**WRITTEN INSTRUCTION**
All of the lines below are to be transcribed faithfully, with pictures excluded from the copy.

**DATA LINES**
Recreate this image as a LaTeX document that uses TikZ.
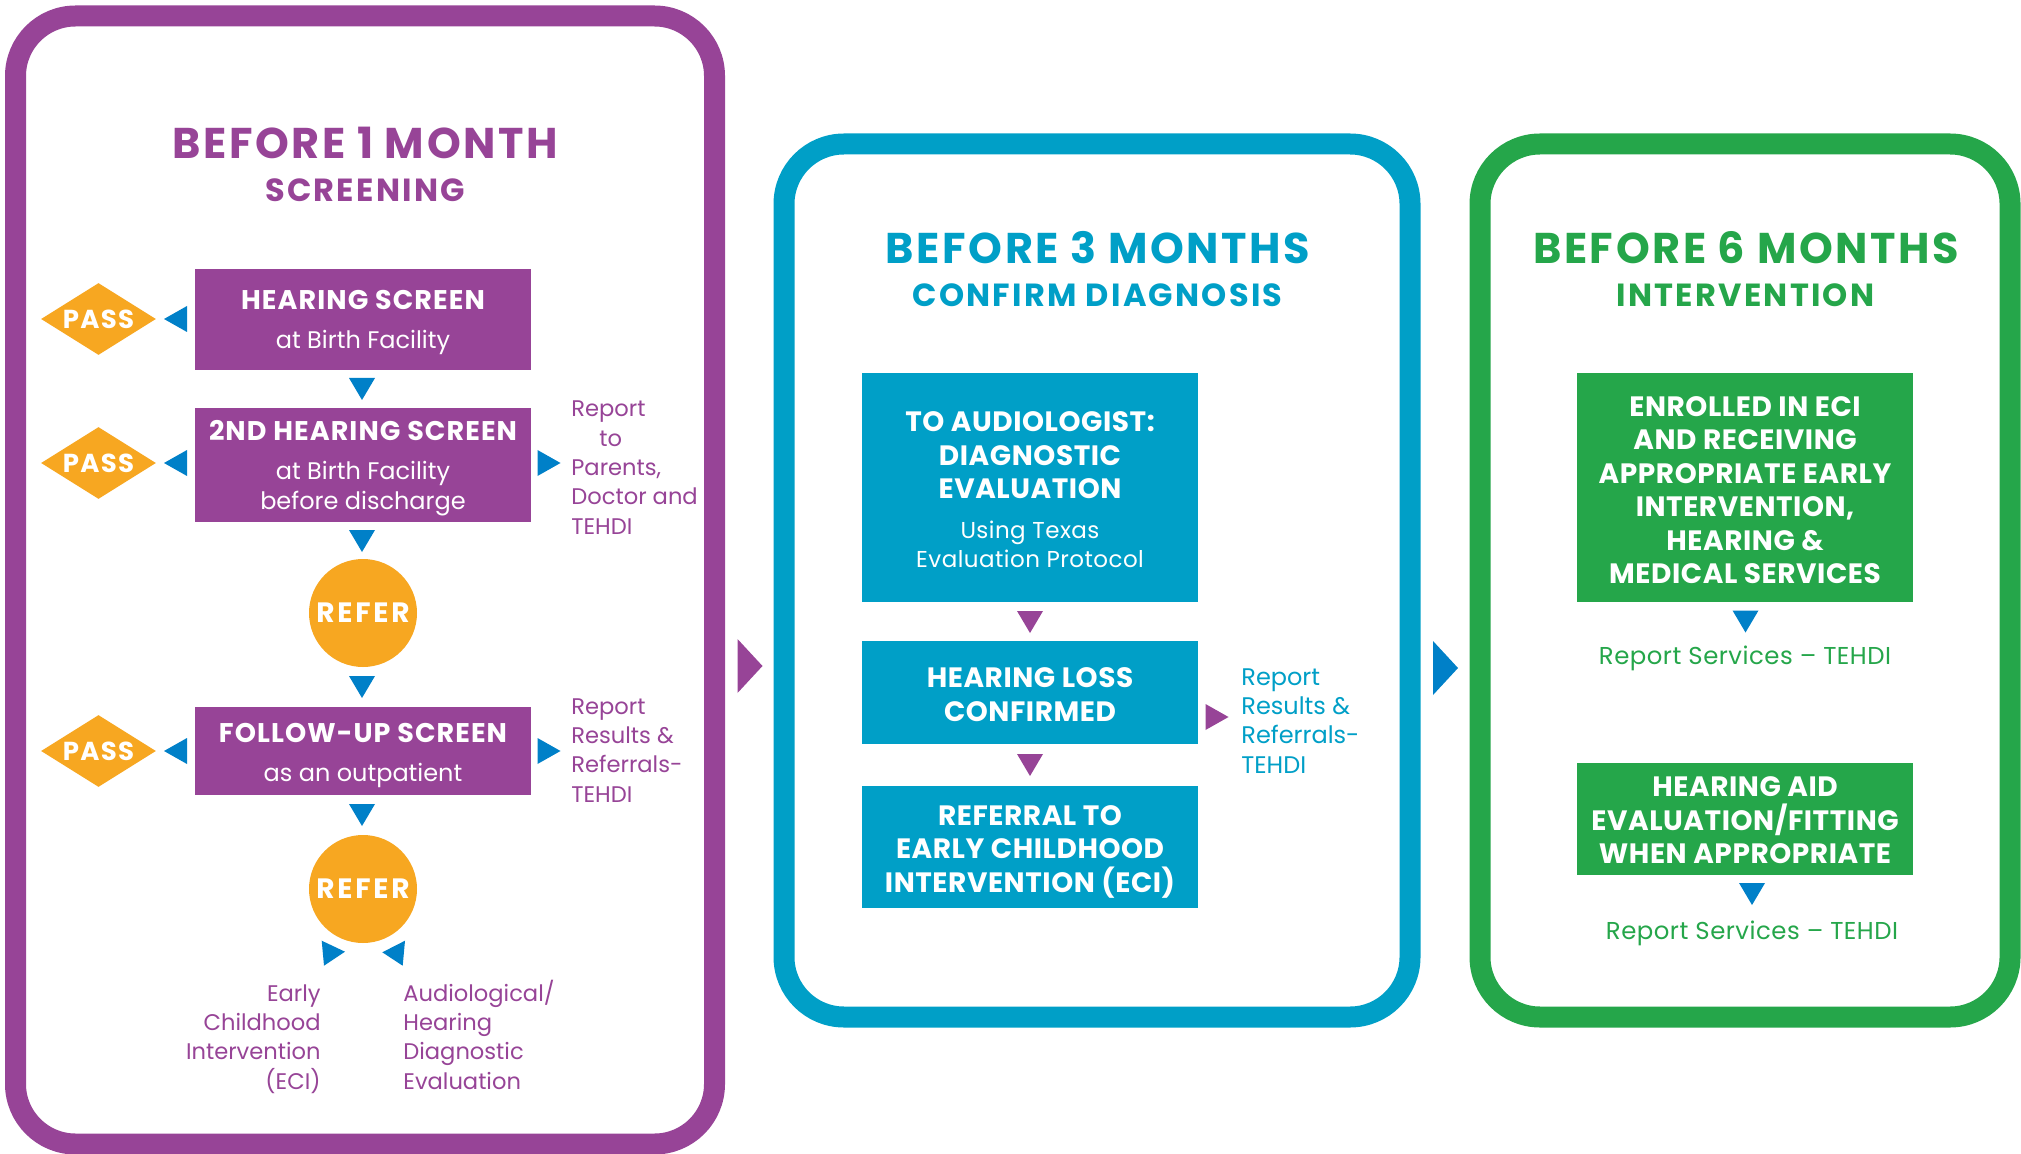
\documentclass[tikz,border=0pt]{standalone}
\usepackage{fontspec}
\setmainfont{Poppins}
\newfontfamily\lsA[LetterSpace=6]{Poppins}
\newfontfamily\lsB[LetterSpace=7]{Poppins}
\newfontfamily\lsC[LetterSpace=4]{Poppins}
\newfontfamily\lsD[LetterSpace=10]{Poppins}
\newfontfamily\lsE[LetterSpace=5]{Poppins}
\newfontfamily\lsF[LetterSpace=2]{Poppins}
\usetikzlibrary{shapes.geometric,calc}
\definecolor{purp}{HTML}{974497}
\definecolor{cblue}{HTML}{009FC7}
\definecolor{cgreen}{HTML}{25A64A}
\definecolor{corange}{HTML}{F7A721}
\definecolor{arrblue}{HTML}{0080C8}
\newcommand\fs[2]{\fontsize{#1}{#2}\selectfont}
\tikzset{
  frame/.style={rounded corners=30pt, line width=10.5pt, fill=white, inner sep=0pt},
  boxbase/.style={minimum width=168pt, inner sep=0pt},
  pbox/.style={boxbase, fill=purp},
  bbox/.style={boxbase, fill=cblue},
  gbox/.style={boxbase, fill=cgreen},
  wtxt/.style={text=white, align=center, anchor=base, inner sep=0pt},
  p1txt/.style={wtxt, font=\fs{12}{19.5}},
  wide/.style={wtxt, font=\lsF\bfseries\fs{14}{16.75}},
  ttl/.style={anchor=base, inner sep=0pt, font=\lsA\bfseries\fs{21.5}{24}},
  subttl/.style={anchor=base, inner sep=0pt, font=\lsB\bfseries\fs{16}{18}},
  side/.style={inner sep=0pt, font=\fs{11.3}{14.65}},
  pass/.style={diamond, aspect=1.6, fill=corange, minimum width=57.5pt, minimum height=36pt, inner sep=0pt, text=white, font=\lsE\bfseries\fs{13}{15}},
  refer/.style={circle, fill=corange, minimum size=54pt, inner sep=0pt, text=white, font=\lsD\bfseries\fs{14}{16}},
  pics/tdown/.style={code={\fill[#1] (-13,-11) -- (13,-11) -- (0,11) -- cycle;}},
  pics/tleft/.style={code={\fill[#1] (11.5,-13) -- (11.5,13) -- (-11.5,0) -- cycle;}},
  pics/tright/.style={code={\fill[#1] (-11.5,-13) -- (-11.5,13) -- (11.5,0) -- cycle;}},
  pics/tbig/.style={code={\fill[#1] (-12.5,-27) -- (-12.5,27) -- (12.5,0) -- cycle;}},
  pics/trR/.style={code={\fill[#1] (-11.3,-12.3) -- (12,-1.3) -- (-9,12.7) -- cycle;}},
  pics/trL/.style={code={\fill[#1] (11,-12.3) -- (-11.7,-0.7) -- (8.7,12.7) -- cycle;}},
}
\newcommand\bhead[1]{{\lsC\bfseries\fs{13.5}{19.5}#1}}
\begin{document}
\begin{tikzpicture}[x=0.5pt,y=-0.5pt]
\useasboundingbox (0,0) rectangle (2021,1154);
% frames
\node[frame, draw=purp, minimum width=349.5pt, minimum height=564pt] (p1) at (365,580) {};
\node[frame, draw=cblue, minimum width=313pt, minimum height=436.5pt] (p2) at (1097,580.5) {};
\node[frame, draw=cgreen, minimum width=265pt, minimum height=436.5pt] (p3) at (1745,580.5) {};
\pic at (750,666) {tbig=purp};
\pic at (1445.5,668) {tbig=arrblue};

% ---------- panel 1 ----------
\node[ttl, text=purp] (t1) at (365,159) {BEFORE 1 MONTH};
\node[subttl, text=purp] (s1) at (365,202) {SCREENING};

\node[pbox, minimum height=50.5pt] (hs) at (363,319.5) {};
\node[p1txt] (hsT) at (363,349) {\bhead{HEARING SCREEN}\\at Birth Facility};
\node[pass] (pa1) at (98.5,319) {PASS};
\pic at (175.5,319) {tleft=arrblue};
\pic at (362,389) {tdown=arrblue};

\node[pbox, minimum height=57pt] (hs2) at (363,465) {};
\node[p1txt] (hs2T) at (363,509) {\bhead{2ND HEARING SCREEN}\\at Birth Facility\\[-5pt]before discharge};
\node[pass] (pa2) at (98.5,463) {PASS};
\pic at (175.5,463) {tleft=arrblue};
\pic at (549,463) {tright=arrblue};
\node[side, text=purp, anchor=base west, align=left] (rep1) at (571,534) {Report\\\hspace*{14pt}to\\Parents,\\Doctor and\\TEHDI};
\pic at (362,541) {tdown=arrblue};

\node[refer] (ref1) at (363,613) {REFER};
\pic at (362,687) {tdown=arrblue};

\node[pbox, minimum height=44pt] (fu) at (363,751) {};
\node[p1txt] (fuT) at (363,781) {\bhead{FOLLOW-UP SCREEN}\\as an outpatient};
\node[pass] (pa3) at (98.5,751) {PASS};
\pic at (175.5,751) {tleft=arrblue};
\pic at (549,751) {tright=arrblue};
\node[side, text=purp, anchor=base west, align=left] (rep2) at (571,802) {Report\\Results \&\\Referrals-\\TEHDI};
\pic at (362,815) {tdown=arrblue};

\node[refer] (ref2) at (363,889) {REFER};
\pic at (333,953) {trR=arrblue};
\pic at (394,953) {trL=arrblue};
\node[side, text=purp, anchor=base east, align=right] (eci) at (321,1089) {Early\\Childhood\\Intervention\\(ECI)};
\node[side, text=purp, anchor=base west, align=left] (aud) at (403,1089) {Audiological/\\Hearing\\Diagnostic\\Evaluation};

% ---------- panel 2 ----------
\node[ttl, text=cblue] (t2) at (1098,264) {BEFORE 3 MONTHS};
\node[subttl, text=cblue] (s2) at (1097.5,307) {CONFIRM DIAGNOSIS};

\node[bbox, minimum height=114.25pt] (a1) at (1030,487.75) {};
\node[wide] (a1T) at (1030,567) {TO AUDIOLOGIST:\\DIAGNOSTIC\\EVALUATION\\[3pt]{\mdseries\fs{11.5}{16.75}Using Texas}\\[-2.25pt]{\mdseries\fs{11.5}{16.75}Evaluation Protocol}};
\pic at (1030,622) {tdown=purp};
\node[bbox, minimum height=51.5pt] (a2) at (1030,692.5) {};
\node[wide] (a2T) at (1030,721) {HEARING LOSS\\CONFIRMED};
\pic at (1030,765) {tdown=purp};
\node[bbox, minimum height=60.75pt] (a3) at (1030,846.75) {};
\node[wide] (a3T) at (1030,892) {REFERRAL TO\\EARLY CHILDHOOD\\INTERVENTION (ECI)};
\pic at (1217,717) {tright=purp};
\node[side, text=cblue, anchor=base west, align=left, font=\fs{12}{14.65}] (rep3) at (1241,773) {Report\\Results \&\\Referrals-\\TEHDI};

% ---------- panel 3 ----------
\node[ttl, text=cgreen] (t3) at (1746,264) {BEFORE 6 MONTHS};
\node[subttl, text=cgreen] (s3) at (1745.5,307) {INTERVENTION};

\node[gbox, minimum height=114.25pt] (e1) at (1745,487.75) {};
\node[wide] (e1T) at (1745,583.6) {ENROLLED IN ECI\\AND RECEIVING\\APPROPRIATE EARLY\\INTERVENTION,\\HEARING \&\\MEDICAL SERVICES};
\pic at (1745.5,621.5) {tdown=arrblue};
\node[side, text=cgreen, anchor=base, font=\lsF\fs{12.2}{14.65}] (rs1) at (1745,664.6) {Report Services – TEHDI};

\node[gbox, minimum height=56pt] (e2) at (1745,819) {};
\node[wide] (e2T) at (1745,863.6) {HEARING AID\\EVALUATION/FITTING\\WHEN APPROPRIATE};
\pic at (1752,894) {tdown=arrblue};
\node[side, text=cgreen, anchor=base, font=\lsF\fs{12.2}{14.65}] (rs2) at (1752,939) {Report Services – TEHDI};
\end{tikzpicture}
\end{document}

**SOLUTION TO THE PROBLEM**
Recreate this image as a LaTeX document that uses TikZ.
\documentclass[tikz,border=0pt]{standalone}
\usepackage{fontspec}
\setmainfont{Poppins}
\newfontfamily\lsA[LetterSpace=6]{Poppins}
\newfontfamily\lsB[LetterSpace=7]{Poppins}
\newfontfamily\lsC[LetterSpace=4]{Poppins}
\newfontfamily\lsD[LetterSpace=10]{Poppins}
\newfontfamily\lsE[LetterSpace=5]{Poppins}
\newfontfamily\lsF[LetterSpace=2]{Poppins}
\usetikzlibrary{shapes.geometric,calc}
\definecolor{purp}{HTML}{974497}
\definecolor{cblue}{HTML}{009FC7}
\definecolor{cgreen}{HTML}{25A64A}
\definecolor{corange}{HTML}{F7A721}
\definecolor{arrblue}{HTML}{0080C8}
\newcommand\fs[2]{\fontsize{#1}{#2}\selectfont}
\tikzset{
  frame/.style={rounded corners=30pt, line width=10.5pt, fill=white, inner sep=0pt},
  boxbase/.style={minimum width=168pt, inner sep=0pt},
  pbox/.style={boxbase, fill=purp},
  bbox/.style={boxbase, fill=cblue},
  gbox/.style={boxbase, fill=cgreen},
  wtxt/.style={text=white, align=center, anchor=base, inner sep=0pt},
  p1txt/.style={wtxt, font=\fs{12}{19.5}},
  wide/.style={wtxt, font=\lsF\bfseries\fs{14}{16.75}},
  ttl/.style={anchor=base, inner sep=0pt, font=\lsA\bfseries\fs{21.5}{24}},
  subttl/.style={anchor=base, inner sep=0pt, font=\lsB\bfseries\fs{16}{18}},
  side/.style={inner sep=0pt, font=\fs{11.3}{14.65}},
  pass/.style={diamond, aspect=1.6, fill=corange, minimum width=57.5pt, minimum height=36pt, inner sep=0pt, text=white, font=\lsE\bfseries\fs{13}{15}},
  refer/.style={circle, fill=corange, minimum size=54pt, inner sep=0pt, text=white, font=\lsD\bfseries\fs{14}{16}},
  pics/tdown/.style={code={\fill[#1] (-13,-11) -- (13,-11) -- (0,11) -- cycle;}},
  pics/tleft/.style={code={\fill[#1] (11.5,-13) -- (11.5,13) -- (-11.5,0) -- cycle;}},
  pics/tright/.style={code={\fill[#1] (-11.5,-13) -- (-11.5,13) -- (11.5,0) -- cycle;}},
  pics/tbig/.style={code={\fill[#1] (-12.5,-27) -- (-12.5,27) -- (12.5,0) -- cycle;}},
  pics/trR/.style={code={\fill[#1] (-11.3,-12.3) -- (12,-1.3) -- (-9,12.7) -- cycle;}},
  pics/trL/.style={code={\fill[#1] (11,-12.3) -- (-11.7,-0.7) -- (8.7,12.7) -- cycle;}},
}
\newcommand\bhead[1]{{\lsC\bfseries\fs{13.5}{19.5}#1}}
\begin{document}
\begin{tikzpicture}[x=0.5pt,y=-0.5pt]
\useasboundingbox (0,0) rectangle (2021,1154);
% frames
\node[frame, draw=purp, minimum width=349.5pt, minimum height=564pt] (p1) at (365,580) {};
\node[frame, draw=cblue, minimum width=313pt, minimum height=436.5pt] (p2) at (1097,580.5) {};
\node[frame, draw=cgreen, minimum width=265pt, minimum height=436.5pt] (p3) at (1745,580.5) {};
\pic at (750,666) {tbig=purp};
\pic at (1445.5,668) {tbig=arrblue};

% ---------- panel 1 ----------
\node[ttl, text=purp] (t1) at (365,159) {BEFORE 1 MONTH};
\node[subttl, text=purp] (s1) at (365,202) {SCREENING};

\node[pbox, minimum height=50.5pt] (hs) at (363,319.5) {};
\node[p1txt] (hsT) at (363,349) {\bhead{HEARING SCREEN}\\at Birth Facility};
\node[pass] (pa1) at (98.5,319) {PASS};
\pic at (175.5,319) {tleft=arrblue};
\pic at (362,389) {tdown=arrblue};

\node[pbox, minimum height=57pt] (hs2) at (363,465) {};
\node[p1txt] (hs2T) at (363,509) {\bhead{2ND HEARING SCREEN}\\at Birth Facility\\[-5pt]before discharge};
\node[pass] (pa2) at (98.5,463) {PASS};
\pic at (175.5,463) {tleft=arrblue};
\pic at (549,463) {tright=arrblue};
\node[side, text=purp, anchor=base west, align=left] (rep1) at (571,534) {Report\\\hspace*{14pt}to\\Parents,\\Doctor and\\TEHDI};
\pic at (362,541) {tdown=arrblue};

\node[refer] (ref1) at (363,613) {REFER};
\pic at (362,687) {tdown=arrblue};

\node[pbox, minimum height=44pt] (fu) at (363,751) {};
\node[p1txt] (fuT) at (363,781) {\bhead{FOLLOW-UP SCREEN}\\as an outpatient};
\node[pass] (pa3) at (98.5,751) {PASS};
\pic at (175.5,751) {tleft=arrblue};
\pic at (549,751) {tright=arrblue};
\node[side, text=purp, anchor=base west, align=left] (rep2) at (571,802) {Report\\Results \&\\Referrals-\\TEHDI};
\pic at (362,815) {tdown=arrblue};

\node[refer] (ref2) at (363,889) {REFER};
\pic at (333,953) {trR=arrblue};
\pic at (394,953) {trL=arrblue};
\node[side, text=purp, anchor=base east, align=right] (eci) at (321,1089) {Early\\Childhood\\Intervention\\(ECI)};
\node[side, text=purp, anchor=base west, align=left] (aud) at (403,1089) {Audiological/\\Hearing\\Diagnostic\\Evaluation};

% ---------- panel 2 ----------
\node[ttl, text=cblue] (t2) at (1098,264) {BEFORE 3 MONTHS};
\node[subttl, text=cblue] (s2) at (1097.5,307) {CONFIRM DIAGNOSIS};

\node[bbox, minimum height=114.25pt] (a1) at (1030,487.75) {};
\node[wide] (a1T) at (1030,567) {TO AUDIOLOGIST:\\DIAGNOSTIC\\EVALUATION\\[3pt]{\mdseries\fs{11.5}{16.75}Using Texas}\\[-2.25pt]{\mdseries\fs{11.5}{16.75}Evaluation Protocol}};
\pic at (1030,622) {tdown=purp};
\node[bbox, minimum height=51.5pt] (a2) at (1030,692.5) {};
\node[wide] (a2T) at (1030,721) {HEARING LOSS\\CONFIRMED};
\pic at (1030,765) {tdown=purp};
\node[bbox, minimum height=60.75pt] (a3) at (1030,846.75) {};
\node[wide] (a3T) at (1030,892) {REFERRAL TO\\EARLY CHILDHOOD\\INTERVENTION (ECI)};
\pic at (1217,717) {tright=purp};
\node[side, text=cblue, anchor=base west, align=left, font=\fs{12}{14.65}] (rep3) at (1241,773) {Report\\Results \&\\Referrals-\\TEHDI};

% ---------- panel 3 ----------
\node[ttl, text=cgreen] (t3) at (1746,264) {BEFORE 6 MONTHS};
\node[subttl, text=cgreen] (s3) at (1745.5,307) {INTERVENTION};

\node[gbox, minimum height=114.25pt] (e1) at (1745,487.75) {};
\node[wide] (e1T) at (1745,583.6) {ENROLLED IN ECI\\AND RECEIVING\\APPROPRIATE EARLY\\INTERVENTION,\\HEARING \&\\MEDICAL SERVICES};
\pic at (1745.5,621.5) {tdown=arrblue};
\node[side, text=cgreen, anchor=base, font=\lsF\fs{12.2}{14.65}] (rs1) at (1745,664.6) {Report Services – TEHDI};

\node[gbox, minimum height=56pt] (e2) at (1745,819) {};
\node[wide] (e2T) at (1745,863.6) {HEARING AID\\EVALUATION/FITTING\\WHEN APPROPRIATE};
\pic at (1752,894) {tdown=arrblue};
\node[side, text=cgreen, anchor=base, font=\lsF\fs{12.2}{14.65}] (rs2) at (1752,939) {Report Services – TEHDI};
\end{tikzpicture}
\end{document}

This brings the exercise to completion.